Ou plutôt on insulte. Car, si on publie régulièrement en couverture tantôt une caricature gay-porno sur la sainte Trinité, tantôt un titre en gros « Coran c’est de la merde », ce n’est pas tout à fait de la satire. C’est ce qu’on appelle en cinématographie trash le « genre d’exploitation ». Simplement, les uns exploitent comme sujet « des femmes nues dans une prison sado-maso », et d’autres « si on insultait d’une façon la plus sordide possible quelque chose de sacré aux yeux de certaines personnes, et qu’on rigole bien puisqu’on va s’en tirer à bon compte ».
Une autre impression trompeuse qu’on pourrait en avoir, c’est de croire que le journal « Charlie Hebdo » représente en France ce symbole précieux et vénéré de cette même liberté d’expression dont nous parle monsieur Hollande. En aucun cas. Les Français détestent ce journal, ce qui ne fait que confirmer le don unique dont sa rédaction est dotée pour « cracher dans l’âme » de tout un chacun, indépendamment des convictions politiques ou religieuses de la personne (NDT : nous employons volontairement la traduction mot-à-mot du terme russe car il correspond mieux au point de vue exprimé par l’auteur du texte). Ce qui ne peut pas ne pas se refléter sur les tirages : la veille du Nouvel An, la rédaction a adressé à ses lecteurs un grand article pleurnichard, les appelant à la soutenir avec des dons car sinon, d’après eux, « le journal papier ne pouvait pas faire face à la concurrence des médias électroniques et, depuis longtemps, ne rentrait plus dans ses frais ». Les français ont répondu immédiatement. En suggérant au journal « de crever tout seul dans son coin », de ne pas justifier le fait d’avoir « des bras cassés » par la crise économique et de manière générale « aller se faire foutre ».

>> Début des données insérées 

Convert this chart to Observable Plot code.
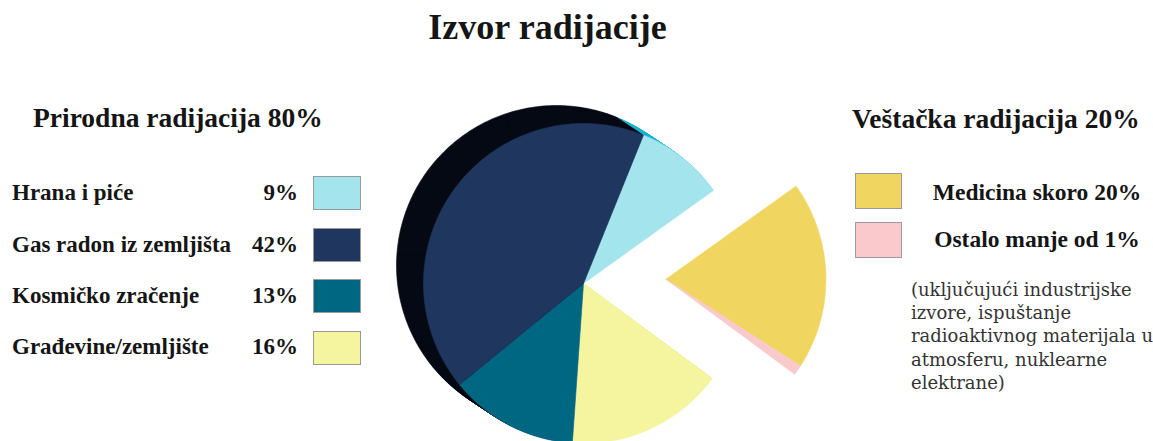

Il n’y pas longtemps d’ailleurs, le journal s’est moqué de « Sony Pictures » pour avoir retiré de la diffusion des salles son film controversé « Interview » traitant du sujet de l’attentat contre le leader nord-coréen, suite à des menaces des hackers anonymes. Le journal a déclaré qu’on ne devait pas céder à des menaces infondées et se citait soi-même comme exemple qui résiste avec beaucoup de courage aux menaces et aux injures anonymes réguliers.
Toutes ces explications sont nécessaires comme préface aux spéculations qui suivront inévitablement et massivement lorsqu’on aura pris conscience de ce qui s’est passé. En fait, ce de quoi il faut prendre conscience, c’est que ce n’est pas la liberté d’expression qui s’est faite attaquer, mais une des marques de fabrique du « tout-permis » façon européenne, qui se fait soigneusement passer pour de la liberté d’expression. En Russie de telles marques sont représentées par des messes punks, des copulations dans des musées et des « artdocfests » (NB : le nom du festival du film documentaire d’auteur de Moscou) et en Europe par des « femens » et des caricatures dans des journaux.
Ceci étant, il est évident que pour le journal « Charlie Hebdo », c’était aussi un business et un gagne-pain un peu spéciaux. C’est de cela qu’il faut se rappeler.
Holland parlant de la fusillade de la liberté d’expression en a l’air d’autant plus inepte. Car ce n’est pas elle qui s’est faite fusiller, mais le tout-permis. Ce qui ne justifie en aucun cas ce crime, sordide en soi.
Comment la France vivra ce qui s’est passé n’est pas très intéressant. Ce qui nous intéresse essentiellement c’est une toute autre chose. Le journal « Charlie hebdo » se trouvait sous la protection des autorités à cause de sa réputation scandaleuse et des menaces anonymes qu’il recevait en permanence. Mais les autorités n’ont pas su le protéger contre la fusillade cynique, et en quelque sorte exemplaire, en plein journée.